На родном хуторе Чагдар не задержался и на сутки. Выгрузил пожитки, отпустил грузовик обратно в Элисту, а ближе к вечеру сказал отцу, что отправляется в Новороссийск к семье.
– Тебя выгнали? – только и спросил отец на прощание.
– Нет, по собственному желанию, – как можно спокойнее ответил Чагдар.
– А разве так бывает? Разве желания теперь учитываются?
– Иногда, – улыбнулся Чагдар.
Он молча обнял Дордже, тот тоже молчал, только губы шевелились. У растерянной Булгун в глазах блеснули непрошеные слезы, и она тут же их сморгнула.
– Привет младшей невестке и племянникам, – тихо выговорила она. Булгун, похоже, единственная из семьи поверила, что Чагдар едет к своим.
У Чагдара и впрямь было сильное желание повидать семью. Найти, обнять, убедиться, что у них всё в порядке, и тогда уехать со спокойным сердцем подальше.
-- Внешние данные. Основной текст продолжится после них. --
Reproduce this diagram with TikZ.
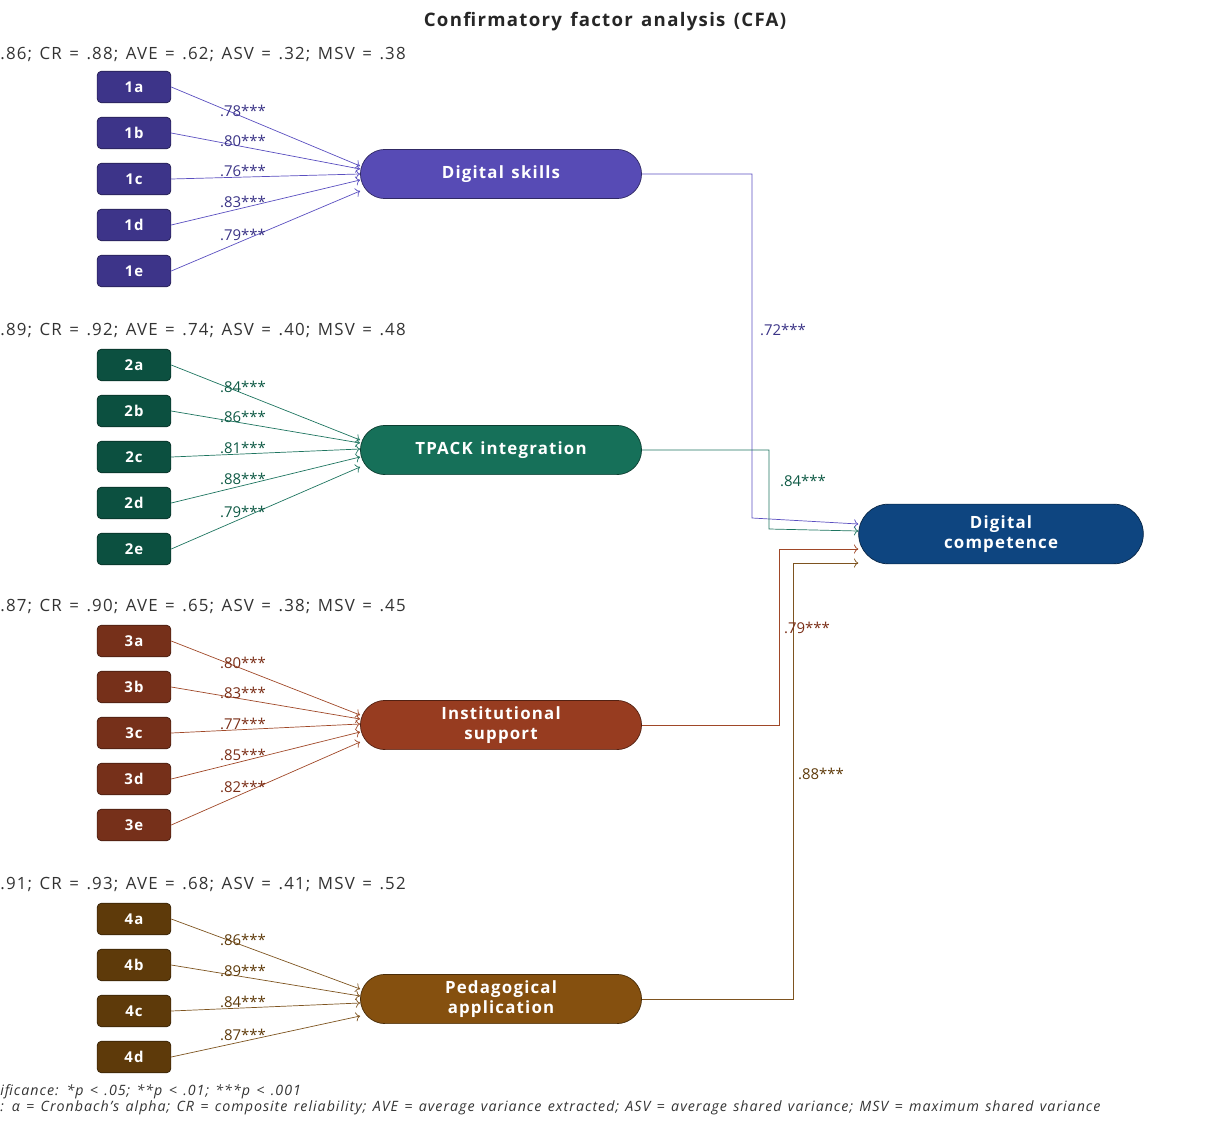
\documentclass[tikz,border=0pt]{standalone}
\usepackage{fontspec}
\setmainfont{Open Sans}[LetterSpace=7, WordSpace=1.35]
\newfontfamily\loadfont{Open Sans}
\usetikzlibrary{arrows.meta,positioning,calc,shapes.misc}

\definecolor{skillbox}{HTML}{3D3489}
\definecolor{skillfill}{HTML}{574BB5}
\definecolor{skillline}{HTML}{5A4FC0}
\definecolor{skilltext}{HTML}{3A3386}
\definecolor{tpackbox}{HTML}{0C5040}
\definecolor{tpackfill}{HTML}{167059}
\definecolor{tpackline}{HTML}{1E7560}
\definecolor{tpacktext}{HTML}{0F5A45}
\definecolor{instbox}{HTML}{76301A}
\definecolor{instfill}{HTML}{973C20}
\definecolor{instline}{HTML}{A04828}
\definecolor{insttext}{HTML}{7A2E17}
\definecolor{pedbox}{HTML}{5E3A0A}
\definecolor{pedfill}{HTML}{85500F}
\definecolor{pedline}{HTML}{7E5420}
\definecolor{pedtext}{HTML}{5E3A0A}
\definecolor{dcfill}{HTML}{0E4580}
\definecolor{stattext}{HTML}{333333}

\tikzset{
  ind/.style={draw=#1!60!black, fill=#1, rounded corners=2.5pt, minimum width=42pt,
    minimum height=18pt, inner sep=0pt, text=white, font=\bfseries\fontsize{8.5}{10}\selectfont},
  lat/.style={rounded rectangle, draw=#1!55!black, fill=#1, minimum width=162pt,
    minimum height=28pt, inner sep=1pt, align=center, text=white,
    font=\bfseries\fontsize{9.6}{11.2}\selectfont},
  load/.style={pos=0.38, above=-1pt, inner sep=1pt, text=#1, font=\loadfont\fontsize{8.5}{10}\selectfont},
  stats/.style={anchor=west, inner sep=0pt, text=stattext, font=\fontsize{9.6}{11}\selectfont},
  note/.style={anchor=west, inner sep=0pt, text=stattext, font=\itshape\fontsize{8.1}{9}\selectfont}
}

\begin{document}
\begin{tikzpicture}[x=0.02cm, y=-0.02cm]
  \useasboundingbox (0,0) rectangle (1228,1126);

  \node[font=\bfseries\fontsize{10.6}{12}\selectfont, text=black!85] (title) at (605,22) {Confirmatory factor analysis (CFA)};

  % latent factors
  \node[lat=skillfill] (ds) at (501,174) {Digital skills};
  \node[lat=tpackfill] (tp) at (501,450) {TPACK integration};
  \node[lat=instfill] (is) at (501,725) {Institutional\\support};
  \node[lat=pedfill] (pa) at (501,999) {Pedagogical\\application};
  \node[lat=dcfill, minimum width=164pt, minimum height=34pt] (dc) at (1001,534) {Digital\\competence};

  % reliability lines
  \node[stats] (st1) at (0,54) {.86; CR = .88; AVE = .62; ASV = .32; MSV = .38};
  \node[stats] (st2) at (0,330) {.89; CR = .92; AVE = .74; ASV = .40; MSV = .48};
  \node[stats] (st3) at (0,606) {.87; CR = .90; AVE = .65; ASV = .38; MSV = .45};
  \node[stats] (st4) at (0,884) {.91; CR = .93; AVE = .68; ASV = .41; MSV = .52};

  % indicators of digital skills
  \foreach \i/\v/\dy [count=\k from 0] in {a/.78/-8, b/.80/-5, c/.76/0, d/.83/6, e/.79/17} {
    \node[ind=skillbox] (1\i) at (134,87+46*\k) {1\i};
    \draw[skillline, ->] (1\i.east) -- ($(ds.west)+(0,\dy)$) node[load=skilltext] {\v***};
  }
  % indicators of TPACK integration
  \foreach \i/\v/\dy [count=\k from 0] in {a/.84/-10, b/.86/-7, c/.81/-1, d/.88/7, e/.79/17} {
    \node[ind=tpackbox] (2\i) at (134,365+46*\k) {2\i};
    \draw[tpackline, ->] (2\i.east) -- ($(tp.west)+(0,\dy)$) node[load=tpacktext] {\v***};
  }
  % indicators of institutional support
  \foreach \i/\v/\dy [count=\k from 0] in {a/.80/-10, b/.83/-6, c/.77/-1, d/.85/7, e/.82/17} {
    \node[ind=instbox] (3\i) at (134,641+46*\k) {3\i};
    \draw[instline, ->] (3\i.east) -- ($(is.west)+(0,\dy)$) node[load=insttext] {\v***};
  }
  % indicators of pedagogical application
  \foreach \i/\v/\dy [count=\k from 0] in {a/.86/-10, b/.89/-3, c/.84/4, d/.87/17} {
    \node[ind=pedbox] (4\i) at (134,919+46*\k) {4\i};
    \draw[pedline, ->] (4\i.east) -- ($(pa.west)+(0,\dy)$) node[load=pedtext] {\v***};
  }

  % second order paths
  \draw[skillline, ->] (ds.east) -| (752,518) -- ($(dc.west)+(0,-10)$);
  \draw[tpackline, ->] (tp.east) -| (769,529) -- ($(dc.west)+(0,-3)$);
  \draw[instline, ->] (is.east) -| (779,549) -- ($(dc.west)+(0,15)$);
  \draw[pedline, ->] (pa.east) -| (793,563) -- ($(dc.west)+(0,29)$);
  \node[text=skilltext, font=\loadfont\fontsize{8.5}{10}\selectfont] (l1) at (783,330) {.72***};
  \node[text=tpacktext, font=\loadfont\fontsize{8.5}{10}\selectfont] (l2) at (803,481) {.84***};
  \node[text=insttext, font=\loadfont\fontsize{8.5}{10}\selectfont] (l3) at (807,628) {.79***};
  \node[text=pedtext, font=\loadfont\fontsize{8.5}{10}\selectfont] (l4) at (821,774) {.88***};

  % notes
  \node[note] (n1) at (0,1092) {ificance: *p < .05; **p < .01; ***p < .001};
  \node[note] (n2) at (0,1108) {: α = Cronbach's alpha; CR = composite reliability; AVE = average variance extracted; ASV = average shared variance; MSV = maximum shared variance};
\end{tikzpicture}
\end{document}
Но он уже слышал про закон о заключении в лагеря жен врагов народа и не имел права рисковать Цаган и детьми, которых рассовали бы после посадки матери по детским домам для перевоспитания.
Враг народа… Он – враг народа! Он, боровшийся на стороне народа с семнадцати лет, всю жизнь старавшийся ради его блага. Он не менял жен, не искал личных выгод, не поддерживал националистов – нельзя же всерьез считать посиделки у соседа собранием обособленцев! На этом пункте своих рассуждений Чагдар обычно вспоминал про белогвардейское прошлое Очира и религиозное настоящее Дордже и сникал. Он не враг, конечно, но укрыватель. Однако его братья никому не делают зла, честно работают в колхозе вот уже сколько лет… Но тут всплывала жена непролетарского происхождения, хоть и сирота. И крыть уже было нечем.